Required task
Carry none of the pictures over; set down the material below exactly.

(begin)

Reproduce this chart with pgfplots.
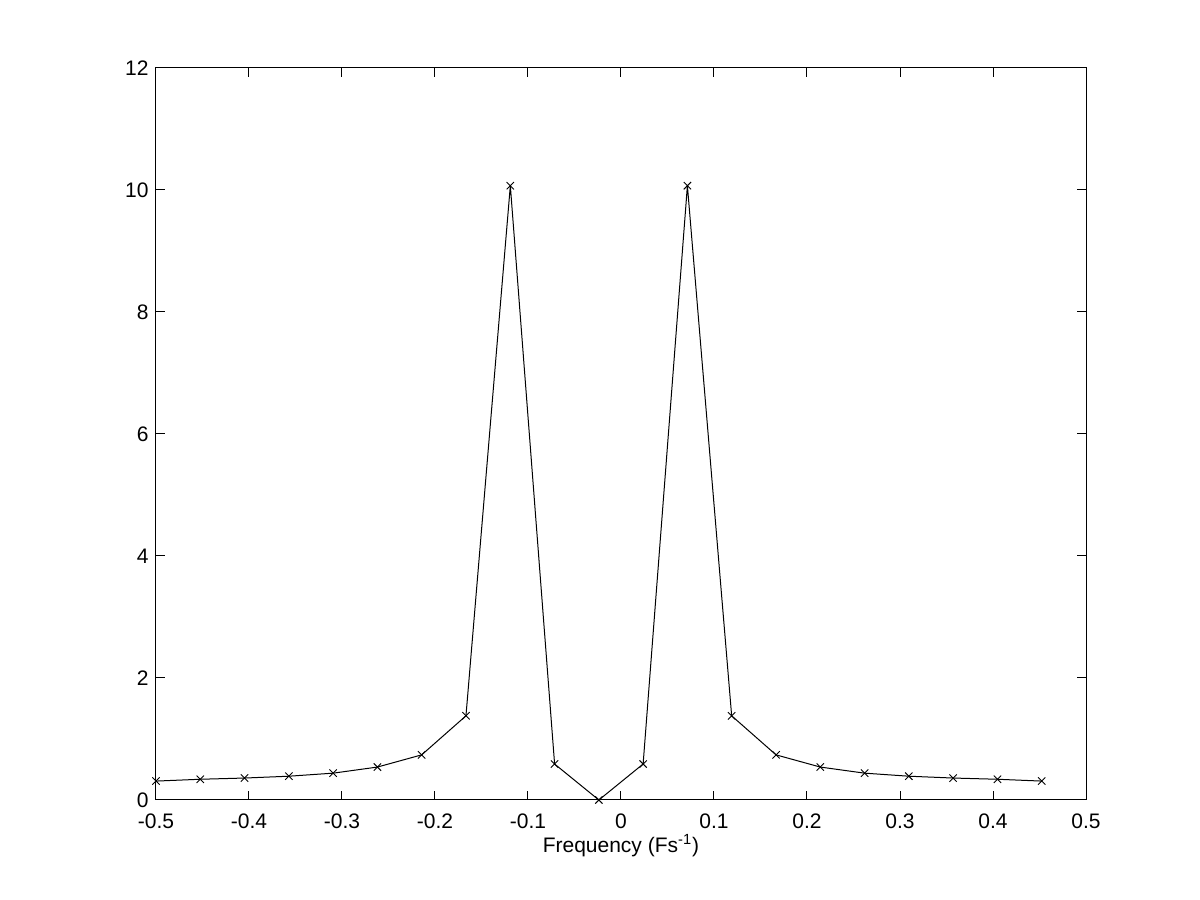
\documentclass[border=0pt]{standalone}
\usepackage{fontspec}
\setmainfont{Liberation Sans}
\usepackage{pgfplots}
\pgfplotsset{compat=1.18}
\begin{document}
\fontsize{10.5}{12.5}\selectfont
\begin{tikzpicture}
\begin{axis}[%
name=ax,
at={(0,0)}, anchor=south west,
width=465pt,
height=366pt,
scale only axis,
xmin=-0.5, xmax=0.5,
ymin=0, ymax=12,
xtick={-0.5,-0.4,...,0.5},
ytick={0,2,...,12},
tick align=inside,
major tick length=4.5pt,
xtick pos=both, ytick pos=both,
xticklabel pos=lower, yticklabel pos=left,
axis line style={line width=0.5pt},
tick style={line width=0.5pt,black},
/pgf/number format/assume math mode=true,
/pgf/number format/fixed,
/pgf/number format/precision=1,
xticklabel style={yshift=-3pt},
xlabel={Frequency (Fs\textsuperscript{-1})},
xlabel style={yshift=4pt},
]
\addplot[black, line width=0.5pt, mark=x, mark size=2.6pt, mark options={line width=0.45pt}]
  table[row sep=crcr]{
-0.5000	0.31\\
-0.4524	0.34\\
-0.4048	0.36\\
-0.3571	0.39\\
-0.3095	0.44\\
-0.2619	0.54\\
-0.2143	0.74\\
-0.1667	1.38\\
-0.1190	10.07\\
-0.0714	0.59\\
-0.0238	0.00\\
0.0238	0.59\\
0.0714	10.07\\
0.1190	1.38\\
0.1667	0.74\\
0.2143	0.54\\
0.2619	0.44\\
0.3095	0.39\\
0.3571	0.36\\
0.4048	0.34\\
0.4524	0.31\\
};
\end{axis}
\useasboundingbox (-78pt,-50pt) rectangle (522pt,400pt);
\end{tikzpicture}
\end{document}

(end)

Written solution
Reproduce this chart with pgfplots.
\documentclass[border=0pt]{standalone}
\usepackage{fontspec}
\setmainfont{Liberation Sans}
\usepackage{pgfplots}
\pgfplotsset{compat=1.18}
\begin{document}
\fontsize{10.5}{12.5}\selectfont
\begin{tikzpicture}
\begin{axis}[%
name=ax,
at={(0,0)}, anchor=south west,
width=465pt,
height=366pt,
scale only axis,
xmin=-0.5, xmax=0.5,
ymin=0, ymax=12,
xtick={-0.5,-0.4,...,0.5},
ytick={0,2,...,12},
tick align=inside,
major tick length=4.5pt,
xtick pos=both, ytick pos=both,
xticklabel pos=lower, yticklabel pos=left,
axis line style={line width=0.5pt},
tick style={line width=0.5pt,black},
/pgf/number format/assume math mode=true,
/pgf/number format/fixed,
/pgf/number format/precision=1,
xticklabel style={yshift=-3pt},
xlabel={Frequency (Fs\textsuperscript{-1})},
xlabel style={yshift=4pt},
]
\addplot[black, line width=0.5pt, mark=x, mark size=2.6pt, mark options={line width=0.45pt}]
  table[row sep=crcr]{
-0.5000	0.31\\
-0.4524	0.34\\
-0.4048	0.36\\
-0.3571	0.39\\
-0.3095	0.44\\
-0.2619	0.54\\
-0.2143	0.74\\
-0.1667	1.38\\
-0.1190	10.07\\
-0.0714	0.59\\
-0.0238	0.00\\
0.0238	0.59\\
0.0714	10.07\\
0.1190	1.38\\
0.1667	0.74\\
0.2143	0.54\\
0.2619	0.44\\
0.3095	0.39\\
0.3571	0.36\\
0.4048	0.34\\
0.4524	0.31\\
};
\end{axis}
\useasboundingbox (-78pt,-50pt) rectangle (522pt,400pt);
\end{tikzpicture}
\end{document}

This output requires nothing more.